October 30, 2018
Volume 3 Issue 4
UEIL Forms Sustainability Task Force
BUDAPEST, Hungary – The Union of the European Lubricants Industry announced last week the formation of a sustainability task force charged with developing a framework to measure the sustainability of lubricant companies.
Officials emphasized that the group is working proactively to define requirements that the European Union is already beginning to introduce for the industry.
The formation was announced here Oct. 25 at UEIL’s Annual Congress by Apu Gosalia, vice-president for sustainability & global intelligence at Fuchs Petrolub. Gosalia is chairman of the task force, which will evolve into a full-fledged committee of the association at a later stage.
The task force will commence in January 2019 and will essentially function as a think-tank in its first year. “We need more flexibility and breathing room in the early stages. Not everything is set in stone yet regarding requirements, targets and timeframe,” Gosalia told the congress. Three task force meetings are planned for the next year, mainly to be held in Brussels.
One of the main tasks is to write a framework for lubricant suppliers to report about their sustainability. Around the world there is growing interest in sustainability – the idea of businesses and individuals taking more responsibility for their impact on the environment and society. Gosalia said European lubricant suppliers also have a business interest in developing a standard; since 2017 the European Union has required public interest entities and businesses with at least 500 employees to file non-financial declarations on sustainability and diversity, including information about key performance indicators (KPIs) for ecological impact, such as energy consumption and carbon footprint. He contended that at some point, the regional body will extend that requirement to smaller companies and begin to mandate that businesses meet some level of sustainability.
“We don’t want to end up with a situation where everyone understands something else on sustainability in our industry and in the end we all lose against external regulatory bodies who will then define the standard for us,” Gosalia said. “That is why we need to develop a standard for our own lubricants industry in Europe by ourselves, and this can be achieved in the sustainability task force and later in the sustainability committee.”
For the past three years, Fuchs worked with raw material suppliers of the lubes industry to develop a standard for measuring the carbon footprint of its supply chain. Gosalia said ecological impact will be one criteria of the sustainability framework but there will also be others – measures of a business’s economic sustainability and of its social impacts.
“We need KPIs beyond performance and price for selling lubricants, also on the basis of sustainability criteria,” Gosalia said. For the ecological dimension it is important that the industry starts working toward a lifecycle assessment, measuring impacts at every point in the process and along the value chain. “For example, not everything that is biodegradable must be sustainable per se. In the same vein, the products that are not biodegradable may still very well be considered sustainable. It depends on our definition and calculation of sustainability at every stage of the process and value chain.”

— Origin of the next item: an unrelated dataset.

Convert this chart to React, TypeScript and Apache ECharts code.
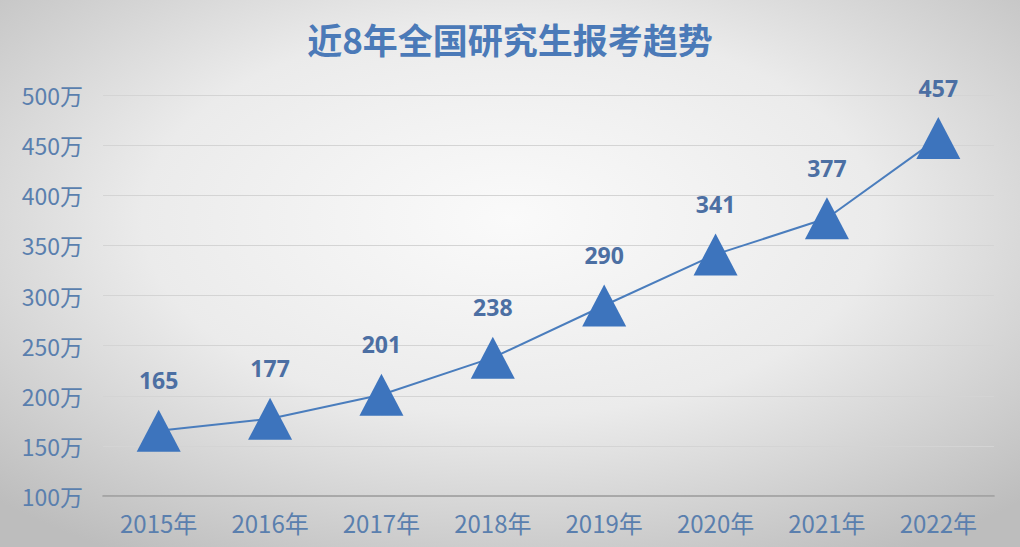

Gosalia contended that lubricant companies should actually receive credit for their social impact. Noting that some 30 percent of global energy production is lost to friction, wear and corrosion, he told the audience that the industry needs to draw attention to the fact that its primary focus is to reduce all of these.
“Many stakeholders to our industry still think of it as black, dirty and ugly,” he said. “This is not the case. We reduce more CO2 with our products in their use phase than we actually produce in making them.” This message needs to reach young people in particular if the industry is to attract the best talents in the future, he said, as the next generation expects different things from employers than in the past. “It is no longer only about money, the career or job security. It is working for a good and sustainable company that they want.”
Gosalia said it is noteworthy that organizations other than lubricant companies will be allowed to participate in the task force. “For the first time, the entire process and lubricants industry value chain will work together, from raw material suppliers to lube blenders, customers and end-of-life treatment representatives,” he added.
The task force will cooperate closely with the European Re-refining Industry Section of the UEIL and the union’s Health, Safety and Environment Committee, as well as the Sustainability Initiative of the German Lubricant Industry (NaSch), which Fuchs helped to form under the umbrella of the German Lubricants Manufacturers Association (VSI). It also plans to coordinate with external parties.
“We do not have to reinvent the wheel and do everything by ourselves,” Gosalia told the audience. “If EU bodies have done the right work on appropriate sustainability methodologies, and most of them have, then we must talk to them and take their methodologies. We need to work towards creating a coalition of the willing.”